Così l’Antico come depositario di arcane verità riletto in chiave cristiana e tradotto da un’arte non solo perfettamente armonica ma anche permeata da un linguaggio poetico, raffinato e colto, concorse a favorire a Firenze la nascita del mito del Rinascimento come felice e ineguagliata “età dell’oro”. Fu Lorenzo de’ Medici (1449-1492) a prendere le redini della città nel 1469 e ad assicurare a Firenze - novella Atene - un posto centrale nel precario scacchiere della politica europea. Lorenzo il Magnifico fu animatore di un cenacolo di filosofi, umanisti, letterati, poeti e artisti, oltre che di politici e diplomatici, con i quali condusse una politica di prestigio volta a fare di Firenze un centro capace di influenzare i mercati e la vita intellettuale delle maggiori città europee. L’arte, la bellezza e una cultura raffinata assecondarono l’ascesa della dinastia medicea che col suo avvento portò in città un’estrema prosperità e un mecenatismo senza pari.
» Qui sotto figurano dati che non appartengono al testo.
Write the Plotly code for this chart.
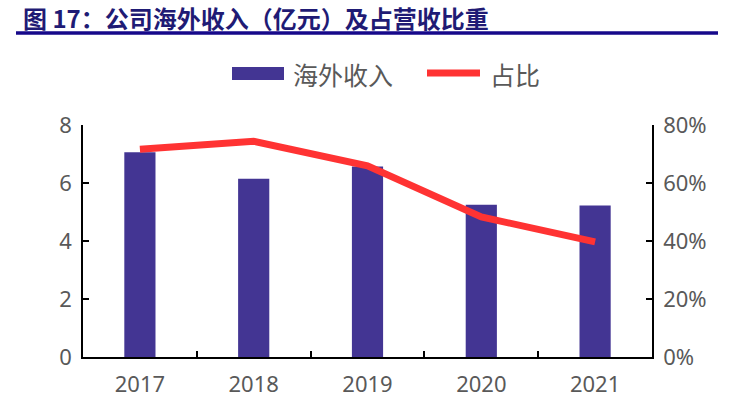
import plotly.graph_objects as go

years = ["2017", "2018", "2019", "2020", "2021"]
overseas_revenue = [7.06, 6.15, 6.57, 5.25, 5.22]
share = [0.716, 0.744, 0.659, 0.483, 0.397]
left_ticks = [0, 2, 4, 6, 8]
right_ticks = [0, 0.2, 0.4, 0.6, 0.8]
legend_names = ["海外收入", "占比"]
title_text = "图 17：公司海外收入（亿元）及占营收比重"

font_cjk = "Noto Sans CJK SC, Noto Sans, sans-serif"
font_num = "Noto Sans, Liberation Sans, sans-serif"
gray = "#595959"
bar_color = "#433593"
line_color = "#ff3333"

W, H = 745, 397
L, R, T, B = 83, 93, 125, 40
plot_w = W - L - R
plot_h = H - T - B


def px_x(px):
    return (px - L) / plot_w


def px_y(py):
    return (H - B - py) / plot_h


fig = go.Figure()
fig.add_trace(go.Bar(x=years, y=overseas_revenue, name=legend_names[0],
                     marker=dict(color=bar_color, line=dict(width=0)),
                     width=0.274, yaxis="y", showlegend=False))
fig.add_trace(go.Scatter(x=years, y=share, name=legend_names[1], mode="lines",
                         line=dict(color=line_color, width=7), yaxis="y2",
                         showlegend=False))

axis_common = dict(showline=True, linecolor="black", linewidth=1.5,
                   ticks="inside", ticklen=6, tickcolor="black", tickwidth=1.5,
                   tickfont=dict(family=font_num, size=22, color=gray),
                   showgrid=False, zeroline=False, automargin=False)

fig.update_layout(
    width=W, height=H,
    margin=dict(l=L, r=R, t=T, b=B, autoexpand=False),
    plot_bgcolor="white", paper_bgcolor="white",
    showlegend=False,
    xaxis=dict(type="category", tickson="boundaries", **axis_common),
    yaxis=dict(range=[0, 8], tickvals=left_ticks, **axis_common),
    yaxis2=dict(range=[0, 0.8], tickvals=right_ticks, tickformat=".0%",
                overlaying="y", side="right", **axis_common),
)
fig.update_xaxes(ticklabelstandoff=7)
fig.update_yaxes(ticklabelstandoff=5)

# title + underline
fig.add_annotation(text="<b>" + title_text + "</b>", x=px_x(21), y=px_y(17),
                   xref="paper", yref="paper", showarrow=False,
                   xanchor="left", yanchor="middle",
                   font=dict(family=font_cjk, size=24, color="#1f1b75"))
fig.add_shape(type="line", xref="paper", yref="paper",
              x0=px_x(16), x1=px_x(718), y0=px_y(33), y1=px_y(33),
              line=dict(color="#16088a", width=3.5))

# custom legend
fig.add_shape(type="rect", xref="paper", yref="paper",
              x0=px_x(232), x1=px_x(284), y0=px_y(80), y1=px_y(67),
              fillcolor=bar_color, line=dict(width=0))
fig.add_annotation(text=legend_names[0], x=px_x(291), y=px_y(74),
                   xref="paper", yref="paper", showarrow=False,
                   xanchor="left", yanchor="middle",
                   font=dict(family=font_cjk, size=25, color=gray))
fig.add_shape(type="line", xref="paper", yref="paper",
              x0=px_x(427), x1=px_x(480), y0=px_y(73), y1=px_y(73),
              line=dict(color=line_color, width=7))
fig.add_annotation(text=legend_names[1], x=px_x(488), y=px_y(74),
                   xref="paper", yref="paper", showarrow=False,
                   xanchor="left", yanchor="middle",
                   font=dict(family=font_cjk, size=25, color=gray))

fig.write_html("out.html", config={"displayModeBar": False},
               post_script="document.body.style.margin='0';document.body.style.padding='0';")
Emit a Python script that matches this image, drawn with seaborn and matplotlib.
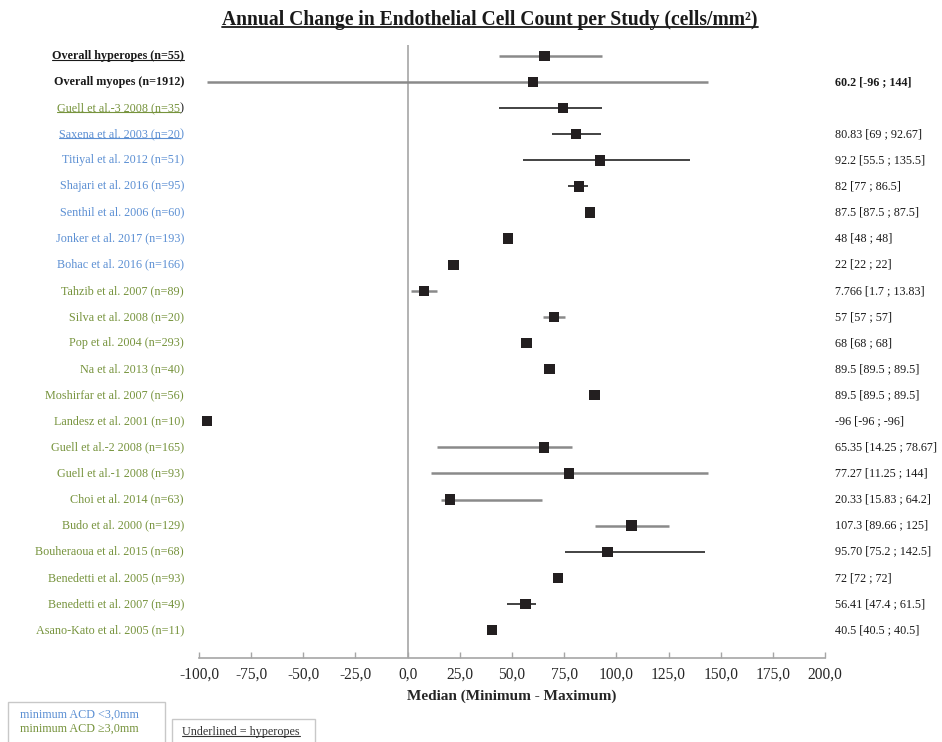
import matplotlib
matplotlib.use("Agg")
import matplotlib.pyplot as plt
from matplotlib.lines import Line2D
from matplotlib.patches import Rectangle
import matplotlib.transforms as mtransforms
import seaborn as sns
import pandas as pd
import numpy as np

# ---------------- data ----------------
studies = [
    "Overall hyperopes (n=55)", "Overall myopes (n=1912)",
    "Guell et al.-3 2008 (n=35)", "Saxena et al. 2003 (n=20)",
    "Titiyal et al. 2012 (n=51)", "Shajari et al. 2016 (n=95)",
    "Senthil et al. 2006 (n=60)", "Jonker et al. 2017 (n=193)",
    "Bohac et al. 2016 (n=166)", "Tahzib et al. 2007 (n=89)",
    "Silva et al. 2008 (n=20)", "Pop et al. 2004 (n=293)",
    "Na et al. 2013 (n=40)", "Moshirfar et al. 2007 (n=56)",
    "Landesz et al. 2001 (n=10)", "Guell et al.-2 2008 (n=165)",
    "Guell et al.-1 2008 (n=93)", "Choi et al. 2014 (n=63)",
    "Budo et al. 2000 (n=129)", "Bouheraoua et al. 2015 (n=68)",
    "Benedetti et al. 2005 (n=93)", "Benedetti et al. 2007 (n=49)",
    "Asano-Kato et al. 2005 (n=11)",
]
groups = [
    "overall", "overall",
    "acd_ge3", "acd_lt3", "acd_lt3", "acd_lt3", "acd_lt3", "acd_lt3", "acd_lt3",
    "acd_ge3", "acd_ge3", "acd_ge3", "acd_ge3", "acd_ge3", "acd_ge3", "acd_ge3",
    "acd_ge3", "acd_ge3", "acd_ge3", "acd_ge3", "acd_ge3", "acd_ge3", "acd_ge3",
]
hyperopes = [True, False, True, True] + [False] * 19

medians = [65.6, 60.2, 74.3, 80.83, 92.2, 82.0, 87.5, 48.0, 22.0, 7.766,
           70.0, 57.0, 68.0, 89.5, -96.0, 65.35, 77.27, 20.33, 107.3, 95.7,
           72.0, 56.41, 40.5]
minimums = [44.0, -96.0, 44.0, 69.0, 55.5, 77.0, 87.5, 48.0, 22.0, 1.7,
            65.0, 57.0, 68.0, 89.5, -96.0, 14.25, 11.25, 15.83, 89.66, 75.2,
            72.0, 47.4, 40.5]
maximums = [93.0, 144.0, 93.0, 92.67, 135.5, 86.5, 87.5, 48.0, 22.0, 13.83,
            75.5, 57.0, 68.0, 89.5, -96.0, 78.67, 144.0, 64.2, 125.0, 142.5,
            72.0, 61.5, 40.5]
right_labels = [
    "", "60.2 [-96 ; 144]", "", "80.83 [69 ; 92.67]", "92.2 [55.5 ; 135.5]",
    "82 [77 ; 86.5]", "87.5 [87.5 ; 87.5]", "48 [48 ; 48]", "22 [22 ; 22]",
    "7.766 [1.7 ; 13.83]", "57 [57 ; 57]", "68 [68 ; 68]", "89.5 [89.5 ; 89.5]",
    "89.5 [89.5 ; 89.5]", "-96 [-96 ; -96]", "65.35 [14.25 ; 78.67]",
    "77.27 [11.25 ; 144]", "20.33 [15.83 ; 64.2]", "107.3 [89.66 ; 125]",
    "95.70 [75.2 ; 142.5]", "72 [72 ; 72]", "56.41 [47.4 ; 61.5]",
    "40.5 [40.5 ; 40.5]",
]
xtick_values = [-100, -75, -50, -25, 0, 25, 50, 75, 100, 125, 150, 175, 200]

title = "Annual Change in Endothelial Cell Count per Study (cells/mm\u00b2)"
xlabel = "Median (Minimum - Maximum)"
legend_lines = ["minimum ACD <3,0mm", "minimum ACD \u22653,0mm"]
legend_note = "Underlined = hyperopes"

# ---------------- style ----------------
sns.set_theme(style="white")
plt.rcParams["font.family"] = ["Liberation Serif", "DejaVu Serif"]

BLUE = "#5b8fd3"
GREEN = "#76933c"
BLACK = "#1a1a1a"
GREY_LINE = "#8a8a8a"
DARK_LINE = "#222222"
group_color = {"overall": BLACK, "acd_lt3": BLUE, "acd_ge3": GREEN}
dark_rows = {2, 3, 4, 5, 19, 21}

W, H = 942, 742
fig = plt.figure(figsize=(W / 100, H / 100), dpi=100)
ax_left, ax_right, ax_top, ax_bottom = 199, 825, 45, 658
ax = fig.add_axes([ax_left / W, 1 - ax_bottom / H,
                   (ax_right - ax_left) / W, (ax_bottom - ax_top) / H])

df = pd.DataFrame({"study": studies, "median": medians, "lo": minimums,
                   "hi": maximums, "pos": np.arange(len(studies))})

# range lines
for i, r in df.iterrows():
    if r["hi"] > r["lo"]:
        dark = i in dark_rows
        ax.hlines(r["pos"], r["lo"], r["hi"],
                  color=DARK_LINE if dark else GREY_LINE,
                  lw=1.2 if dark else 1.8, zorder=2)

sns.scatterplot(data=df, x="median", y="pos", marker="s", s=55,
                color="#231f20", edgecolor="none", linewidth=0, ax=ax,
                zorder=3, legend=False)

ax.axvline(0, color="#a6a6a6", lw=1.2, zorder=1)

row_h = 26.09
first_row = 56
ax.set_ylim((ax_bottom - first_row) / row_h, (ax_top - first_row) / row_h)
ax.set_xlim(-100, 200)
ax.set_xticks(xtick_values)
ax.set_xticklabels([f"{v:.1f}".replace(".", ",") for v in xtick_values],
                   fontsize=11.2)
ax.tick_params(axis="x", direction="in", length=4, color="#a6a6a6",
               width=1, pad=6, bottom=True)
ax.set_yticks([])
ax.set_ylabel("")
for s in ["top", "right", "left"]:
    ax.spines[s].set_visible(False)
ax.spines["bottom"].set_color("#a6a6a6")
ax.spines["bottom"].set_linewidth(1.2)
ax.set_xlabel(xlabel, fontsize=11, fontweight="bold", labelpad=5)
ax.grid(False)

# left labels
blend = mtransforms.blended_transform_factory(fig.transFigure, ax.transData)
label_x = 184 / W
underline_targets = []
for i, (name, g) in enumerate(zip(studies, groups)):
    col = group_color[g]
    weight = "bold" if g == "overall" else "normal"
    if i in (2, 3):
        paren_col = BLACK if i == 2 else col
        p = ax.text(label_x, i, ")", transform=blend, ha="right", va="center",
                    fontsize=8.7, color=paren_col)
        t = ax.annotate(name[:-1], xy=(0, 0), xycoords=p, ha="right",
                        va="bottom", fontsize=8.7, color=col)
    else:
        t = ax.text(label_x, i, name, transform=blend, ha="right",
                    va="center", fontsize=8.7, color=col, fontweight=weight)
    if hyperopes[i]:
        underline_targets.append((t, col))

# right labels
right_x = 835 / W
for i, lab in enumerate(right_labels):
    if lab:
        ax.text(right_x, i, lab, transform=blend, ha="left", va="center",
                fontsize=8.7, color=BLACK,
                fontweight="bold" if groups[i] == "overall" else "normal")

# title
ttl = fig.text(490 / W, 1 - 20 / H, title, ha="center", va="center",
               fontsize=14.1, fontweight="bold", color=BLACK)
underline_targets.append((ttl, BLACK))

# legend boxes
fig.patches.append(Rectangle((8 / W, -0.02), 157 / W, 0.02 + (H - 702) / H,
                             transform=fig.transFigure, fill=False,
                             edgecolor="#c8c8c8", lw=1))
fig.patches.append(Rectangle((172 / W, -0.02), 143 / W, 0.02 + (H - 719) / H,
                             transform=fig.transFigure, fill=False,
                             edgecolor="#c8c8c8", lw=1))
fig.text(20 / W, 1 - 715 / H, legend_lines[0], ha="left", va="center",
         fontsize=8.7, color=BLUE)
fig.text(20 / W, 1 - 729 / H, legend_lines[1], ha="left", va="center",
         fontsize=8.7, color=GREEN)
note = fig.text(182 / W, 1 - 732 / H, legend_note, ha="left", va="center",
                fontsize=8.7, color="#333333")
underline_targets.append((note, "#333333"))

# underlines
fig.canvas.draw()
renderer = fig.canvas.get_renderer()
inv = fig.transFigure.inverted()
for t, col in underline_targets:
    bb = t.get_window_extent(renderer)
    y = bb.y0 + 0.17 * bb.height
    (x0, yy), (x1, _) = inv.transform([(bb.x0, y), (bb.x1, y)])
    lw = 1.3 if t is ttl else 0.8
    fig.lines.append(Line2D([x0, x1], [yy, yy], transform=fig.transFigure,
                            color=col, lw=lw))

fig.savefig("out.png", dpi=100, facecolor="white")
Opere d’arte, libri, gioielli e beni di lusso, simboli di quella ricchezza, divennero un mezzo di affermazione sociale e un mezzo di scambio attraverso
cui assicurarsi una fitta rete di alleanze a livello europeo.
Coinvolte in questo movimento avviato dai Medici verso una supremazia europea ci furono straordinarie personalità. Tra gli artisti più vicini e fedeli
ai Medici si distinse Andrea di Michele di Francesco Cioni, detto il Verrocchio (1434/1437 circa - 1488) il quale «fu ne’ tempi suoi orefice,
prospettivo, scultore, intagliatore, pittore e musico»(1). Non soltanto noto come maestro di Leonardo da Vinci, Andrea fu indubbiamente il maggior artista attivo a Firenze dalla metà degli anni Sessanta del
Quattrocento grazie al favore indiscusso dei Medici. Il suo ingegno multiforme e versatile, sempre alla ricerca di nuove soluzioni formali e
tecnologiche si andava distanziando dal lascito dell’eredità dei grandi maestri come Masaccio, Brunelleschi e Donatello.